Anti-Social Butterfly (2019)
The footnote on the Dead & Loving It era is Anti-Social Butterfly, a video compromised entirely of footage from mobile phones. It’s a bit weird. There’s no full parts and the footage is sort of throwaway stuff. It sort of paved the way for what Synergy ended up becoming.
The reason I made it was because after my daughter was born I was trying to figure out how I could still make skateboarding videos. Anti-Social Butterfly was rushed out in 6 months and was an experiment to see whether using mobile phones (and having friends donate footage) would provide a fresh new take on making a video. It didn’t, but that’s OK.
He would humbly deny having any major involvement, but the credit for this video is a joint effort between myself and Nich Horishny. He donated a lot of footage for this video, and was on board with my “let’s just film a bunch of stuff on mobile phones” plan.

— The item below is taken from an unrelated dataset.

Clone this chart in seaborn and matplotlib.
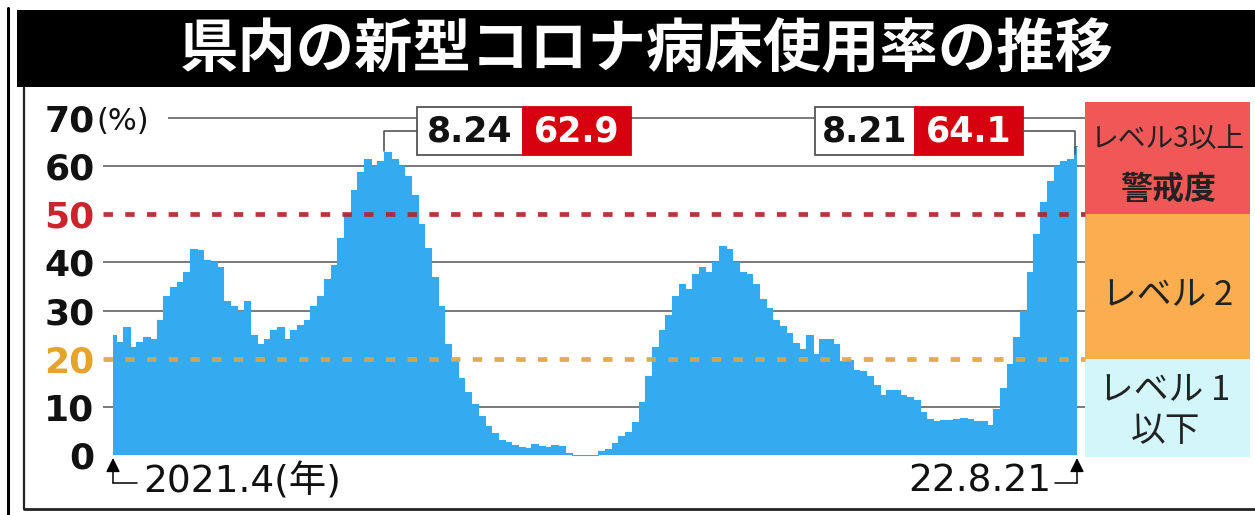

If I didn’t have Nich as my branch to the wider skateboarding scene during this video, it quite simply would never have happened – cheers dude.
After this video I decided to concentrate on filming a proper video using my VX again, and that’s when filming on Ghostface began in earnest.
Conclusion
The only thing to really say about this era is that it was a time of experimenting and trying to balance the ingredients of film making to get something decent quality using lacklustre equipment. I perhaps felt that having more knowledge behind me might make these videos better, but it turns out I already had the right ingredients.
There are definitely elements of this era that were carried forward into Ghostface: the more eclectic music selection, the more refined and confident graphic design elements, the admittance that where this blog is now is far less far reaching than it was 10 years ago. Experiments like Anti-Social Butterfly allowed me to re-focus and create things like Synergy, giving me room to muck around with incredibly daft ideas and put out regular edits, whilst still retaining quality footage for something really epic later on down the line.
I think the best thing these videos taught me was what The Terrible Company actually was all about though. The short hiatus had created a bit of a disconnect and it felt to an extent that I had to “learn to ride a bike” all over again (but, you know, the skate video equivalent). Putting these videos together was a crash course in how I was meant to do stuff, and Ghostface was the real culmination of all of this learning.